Note About Performance and Lifecycle
As mentioned, QLC NAND consists of 4 bits per cell, which increases density and storage capacity, and helps lower cost. From a design perspective, increasing the number of bits per cell increases the complexity in managing those bits and increases the likelihood of an error, so compensating for this reduces performance compared to previous generations of NAND. In addition, increasing the number of bits per cell increases the number of times electrical charges are used to change the bits state, and this ultimately decreases the life cycle of the drive. With that, QLC has less endurance and performance than TLC, which has less than MLC, and which has less than SLC. Therefore, with each increase in bits per cell we see both a performance and endurance decrease when compared to the previous generation of NAND.
Note About Performance
It is important to note that when we are talking about performance decreases between QLC and TLC, for example, we are comparing this on a NAND level. There are techniques that can be deployed to help improve drive performance, so there may be cases where a QLC drive outperforms or comes very close to the performance of a TLC drive, as an example. The most important solution for improving performance is cache utilization and controller logarithms. In the case of the Intel 660P, they use several caching techniques which include some DRAM, some SLC cache, and a solution called dynamic cache, which treats a portion of QLC like SLC when needed and when time permits. This is a very effective technique in consumer drives, where there is typically an abundance of ideal time to clear cache. In other high use applications, this may not perform adequately compared to other SSD solutions, but as outlined, the Intel 660P is targeting the client market as an HDD replacement, where it far outperforms those options.
Note About SSD Lifecycle
In terms of endurance, there are several points worth mentioning. First, we know that as a cell changes its state as the result of an electrical charge, that cell is degraded and eventually can no longer change. This essentially means that the drive or cell can no longer be written to, leaving the data still readable, just not writable nor accessible as a boot drive. This has lent itself to considerable concern in the market, but in truth it has advantages – primarily that a drives useful state can be predicted. In other words, you can use software to determine how long the drive will be able to be written to, compared to a hard drive, which can fail at any point in time without warning. In addition, the life cycle of the Intel 660P is .1 DWPD or Drive Writes Per Day. This means that an end user or a client user can write 100GB of data per day every day for 5 years, the warranty of the Intel 660P before the drive cells will be completely degraded. The average user will write between 20GB and 40GB per day so even with QLC NAND, the Intel 660P will far outlast the typical user’s needs.

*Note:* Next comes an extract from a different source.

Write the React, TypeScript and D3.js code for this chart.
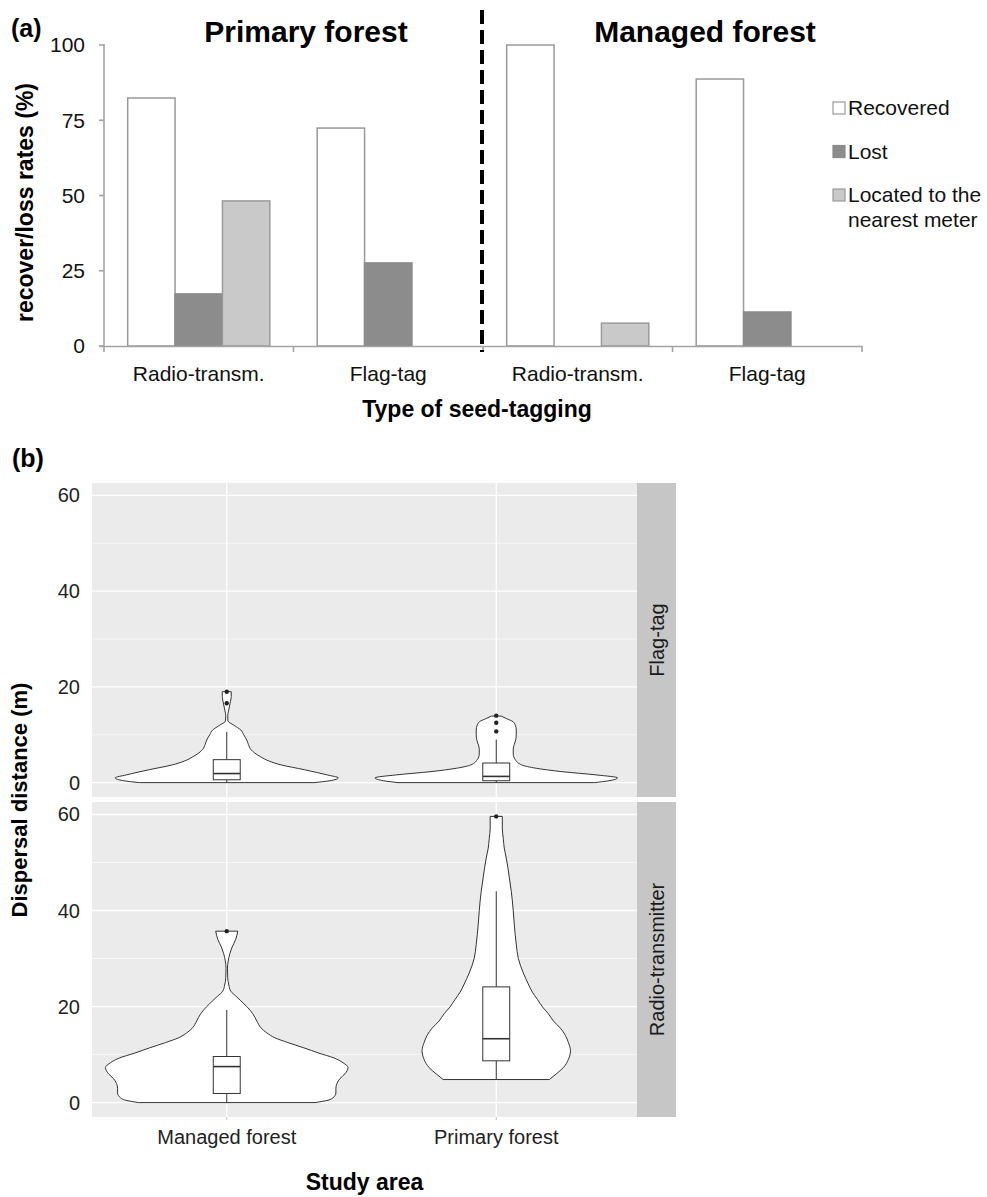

Good, Better, Best Solutions for Client PCs
For resellers that offer client PCs to their customers who are looking to differentiate their system, add value for the end user, and increase their potential profit, adding an SSD is an excellent option. With the variety of choices and differences in performance, as well as cost, consumers will need the expertise of the reseller to provide the proper guidance. As a leader and innovator in SSD technology, Intel has a complete product stack that gives resellers the ability to offer their customers the best solution for their needs. The Intel 660P is an excellent choice for consumer based PCs. It is available in 512GB and 1TB options, has a lower cost per gigabyte due to the use of the new QLC NAND, is easy to integrate with the M.2 connection, and most importantly, it is not limited by the SATA interface as it uses a PCIex4 bus, and also comes with an industry leading 5 year warranty.